Grass-roots vigilance is just as important. Communities in Edo South, Kano, and Calabar already know the recruiters’ tactics false scholarships, football trials, instant jobs abroad, but they need streamlined ways to act on suspicions. A nationwide three-digit hotline that also works on WhatsApp, training for traditional rulers and transport unions, and modest reintegration grants that give returnees a real alternative to re-trafficking would build a front-line defence.

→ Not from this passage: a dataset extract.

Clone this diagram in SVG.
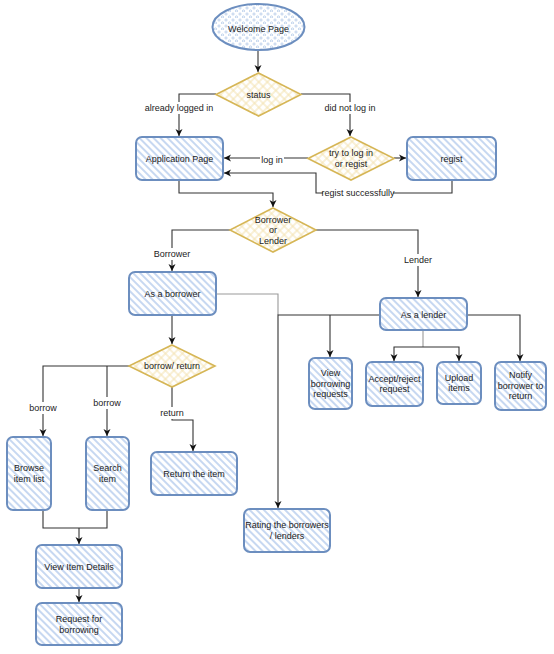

Ultimately, the Mugambe case offers Nigeria a mirror. We already possess one of Africa’s most comprehensive anti-trafficking laws. What is missing is consistent implementation backed by political courage, stable funding, and digital innovation. If Nigeria can show that even the powerful will answer for exploiting the powerless, if every survivor can count on safety and restitution, and if porous borders become watchful gateways, the country will move from well-written statutes to lived protection and, in time, set a regional standard that others look to emulate.
Conclusion
The lesson from Lydia Mugambe’s downfall is stark. Trafficking flourishes when privilege blunts the law, when survivors navigate justice alone, and when borders are blind. Nigeria already boasts one of Africa’s most comprehensive anti-trafficking statutes; the challenge is to animate that statute with political resolve, stable budgets, survivor-centered services and data-driven border control. If our system can show that even the mighty will answer for exploiting the powerless, and if every survivor can count on safety and restitution, Nigeria will move from legal aspiration to lived protection setting a standard for the region to follow.
References
Federal Republic of Nigeria, Witness Protection and Management Act 2022.
Federal Republic of Nigeria, Trafficking in Persons (Prohibition) Enforcement and Administration Act 2015.
National Agency for the Prohibition of Trafficking in Persons (NAPTIP), Annual Report 2024.
U.S. Department of State, Trafficking in Persons Report 2024: Nigeria.
United Kingdom Crown Prosecution Service, R v. Lydia Mugambe, Oxford Crown Court judgment, 2 May 2025.
Walk Free Foundation. Global Slavery Index 2023: Global Findings. Perth: Walk Free, 2023.